In November 2010, the California electorate approved Proposition 26, a little-known and little-followed proposal, in a close vote.
Proposition 26 was one of those propositions written to be intentionally confusing and difficult to understand. It requires a two-thirds majority to approve certain fees instead of a normal majority. Most people probably thought of these fees as something like sales taxes or property taxes. In fact, the fees generally constitute taxes on business activities which harm society, such as alcohol retailers or businesses that use hazardous waste. In other words, most people thought of Proposition 26 as involving tax cuts, when in reality it’s about environmental regulation.
Proposition 26 has also added several billion dollars to the state budget deficit, something that an informed voter could only know by digging deep into the legislative analysis (the relevant text is at the end of the third-to-last paragraph). It constitutes one of those complex matters which should have been decided by the legislature, not the ballot box.
There is one final problem with Proposition 26 and with the proposition system generally. 52.5% of Californians voted for Proposition 26, while 47.5% voted against. Proposition 26 requires a 67% supermajority to pass certain fees. In other words, a bare majority of voters – half of whom probably had no idea what they were even voting for – was able to require 67% legislative approval for a policy to be enacted.
This is not just bad policy, it is rather undemocratic. 52.5% of voters should not be able to create a 67% supermajority requirement. A 67% supermajority requirement ought to require 67% approval of voters, not 50.1% – which is the current system in California.

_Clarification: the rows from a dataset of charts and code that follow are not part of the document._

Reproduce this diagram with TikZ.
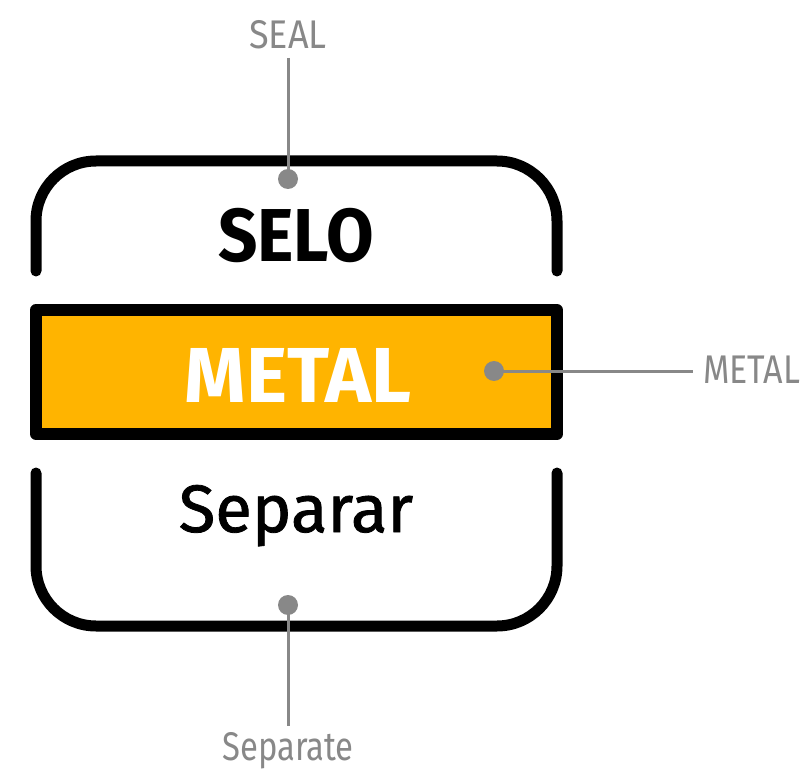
\documentclass[tikz,border=0pt]{standalone}
\usepackage{fontspec}
\setmainfont{Fira Sans}
\newfontfamily\medfont{Fira Sans}[FakeBold=1.2]
\definecolor{gold}{HTML}{FFB400}
\definecolor{lbl}{HTML}{888888}
\tikzset{
  frame/.style={line width=11pt, line cap=round, line join=round, black, rounded corners=60pt},
  metalbox/.style={line width=12pt, line join=round, fill=gold, draw=black},
  pin/.style={circle, fill=lbl, inner sep=0pt, minimum size=20pt},
  pinline/.style={line width=3pt, lbl},
  tag/.style={text=lbl, font=\fontsize{40}{44}\selectfont, inner sep=0pt},
  bigword/.style={inner sep=0pt}
}
\begin{document}
\begin{tikzpicture}[x=1pt,y=-1pt]
\useasboundingbox (0,0) rectangle (804,770);
% top bracket
\draw[frame] (36,271) -- (36,161) -- (557,161) -- (557,271);
% metal box
\draw[metalbox] (36,310) rectangle (557,434);
% bottom bracket
\draw[frame] (36,473) -- (36,626) -- (557,626) -- (557,473);
% main words
\node[bigword, anchor=base, font=\fontsize{75}{80}\selectfont\bfseries] (selo) at (296,262) {\scalebox{0.92}[1]{SELO}};
\node[bigword, anchor=base, text=white, font=\fontsize{78}{82}\selectfont\bfseries] (metal) at (298,402) {METAL};
\node[bigword, anchor=base, font=\fontsize{67}{72}\selectfont\medfont] (separar) at (296,532) {Separar};
% pins
\node[pin] (dseal) at (288,179) {};
\node[pin] (dmetal) at (494,371) {};
\node[pin] (dsep) at (288,605) {};
% labels
\node[tag, anchor=base] (lseal) at (288,49) {\scalebox{0.9}[1]{SEAL}};
\node[tag, anchor=base west] (lmetal) at (703,384) {\scalebox{0.85}[1]{METAL}};
\node[tag, anchor=base] (lsep) at (288,760) {\scalebox{0.82}[1]{Separate}};
\coordinate (eseal) at (288,58);
\coordinate (emetal) at (693,371);
\coordinate (esep) at (288,726);
\draw[pinline] (eseal) -- (dseal.center);
\draw[pinline] (dmetal.center) -- (emetal);
\draw[pinline] (dsep.center) -- (esep);
\end{tikzpicture}
\end{document}
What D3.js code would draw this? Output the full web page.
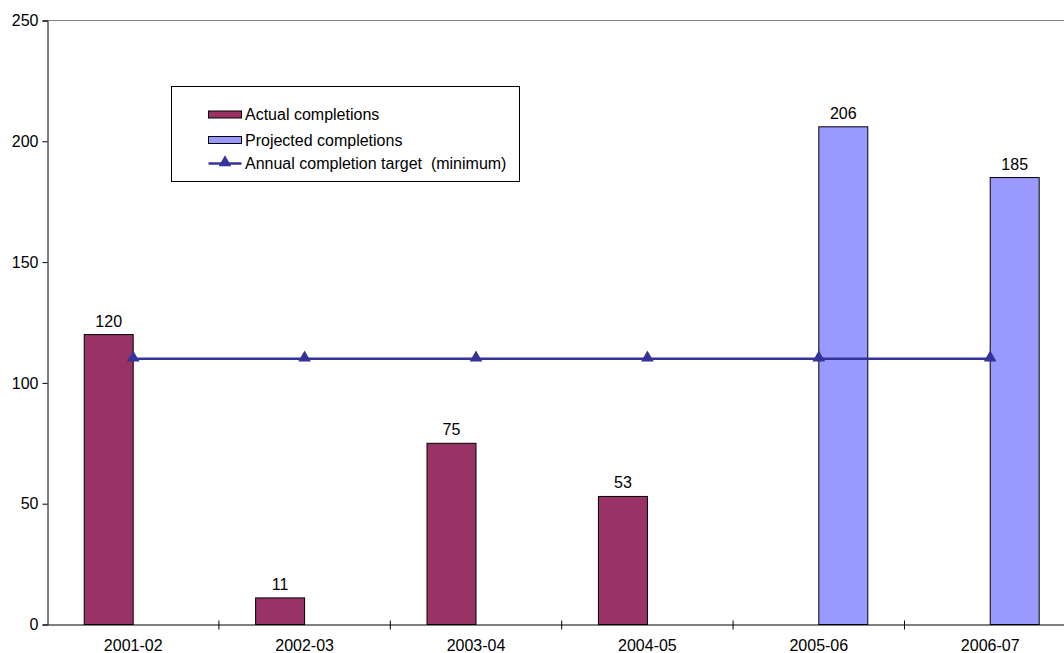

In the 2008 presidential election 52.9% of Americans voted for President Barack Obama. Say, for instance, that those 52.9% of Americans also amended the constitution to require 67% of Americans to vote against Obama for him to lose re-election. Everybody would call that an undemocratic violation of American principles. Yet that is effectively how California’s proposition system currently works.
Here is a proposed reform: the next proposition that creates a supermajority requirement will need supermajority approval as well. 50.1% of Californians should not be able to set a 67% bar for policies to pass. It is practically impossible to get two-thirds legislative support in any Western democracy. Changing the law to create such a barrier should be just as difficult as well.